Tips for Your First Year as a Nurse
You're in the door, you've received a few job offers, you're feeling a little bit more stability and now you're really ready to conquer the world. How do you proceed? The following are some sage career tips and advice for first year RNs.

  • 1. Even though you're going to be anxious to find a job, make sure the position you choose is a good fit for you. If you can't find a position that meets your expectation in the area where you're currently residing, consider moving to a different area. A lot of people do it. Remember, you're going be working at your job day after day pulling long and demanding shifts. If you're unhappy with your job, life may get a little bit miserable.
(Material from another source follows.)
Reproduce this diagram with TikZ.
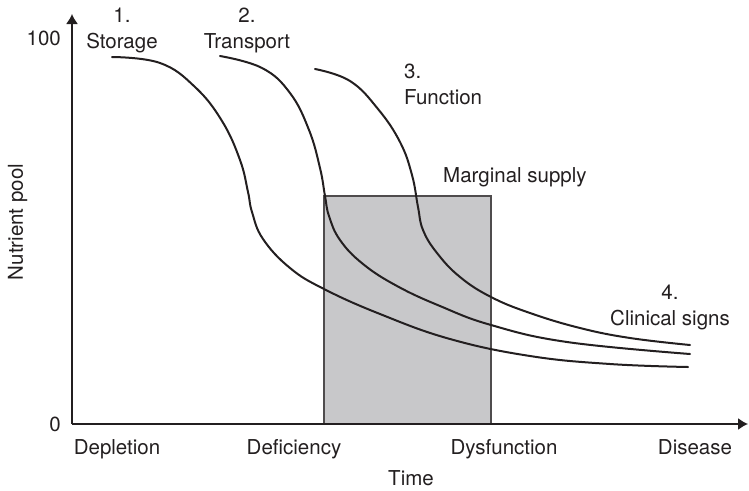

Your first job also begins to set the direction of your future career, so if you can afford to pass up a few offers that aren't really appealing to you, it's okay to hold out until you find a good fit.

  • 2. Once you've accepted a position and are on the job make sure to familiarize yourself with where the resources are on the unit, but make sure to ask questions if you need some assistance–or are unsure of a procedure. Don't let your pride or fear of asking questions put you or your patient in a compromising situation. When it comes to your patients, safety always comes first. The only dumb question, is the one you don't ask.
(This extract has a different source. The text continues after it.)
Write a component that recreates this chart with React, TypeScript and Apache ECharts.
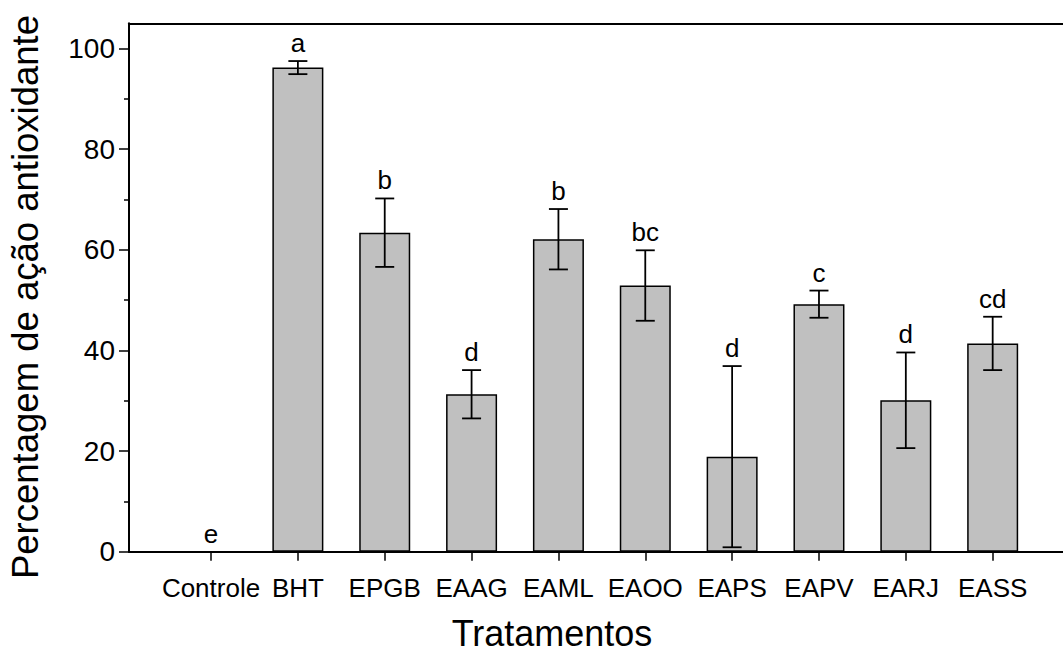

  • 3. Refer to your nursing books and other references sources to refamiliarize yourself with specific areas of practice, procedures and conditions you may be working with. No one expects you to have perfect memory, especially when the last time you studied the subject was 2 or 3 years ago.

  • 4. Most direct patient care is now provided via a team effort. Physicians, nurses, technicians and physician assistants work together to provide reliable and comprehensive health services in an effort to maximize patient outcomes. As such, it's important that you become a team player early on. Take the time to get to know all the other healthcare professionals you'll be working with early on. Establishing rapport with make your job easier, more productive and more enjoyable.

  • 5. Your nursing license is your permission slip to work as nurse. Make sure not to do anything that would jeopardize it. Never falsify or alter patient records, neglect a patient, violate probation or conduct yourself in any manner that may be viewed as unprofessional.

  • 6. Don't be scared to push yourself. From time to time you'll be presented with situations that require skills and abilities you have not yet developed. Take the opportunity to step outside your comfort zone and tackle harder tasks that will help you build new knowledge, skill and confidence. When tackling a new and demanding situation for the first time, make sure there is a more experienced nurse or physician available to answer any questions you may have or help assist if things become overwhelming.

  • 7. Sometimes it's beneficial to get to know the people you work with outside of work. Take the opportunity to attend functions held outside of work.

If you prepare well, find the right job in the right location, aren't afraid to ask questions, are willing to step outside your comfort zone to tackle challenging tasks, and will focus on being team player, your first year of being a nurse can be one of the most fulfilling and exciting times of your career.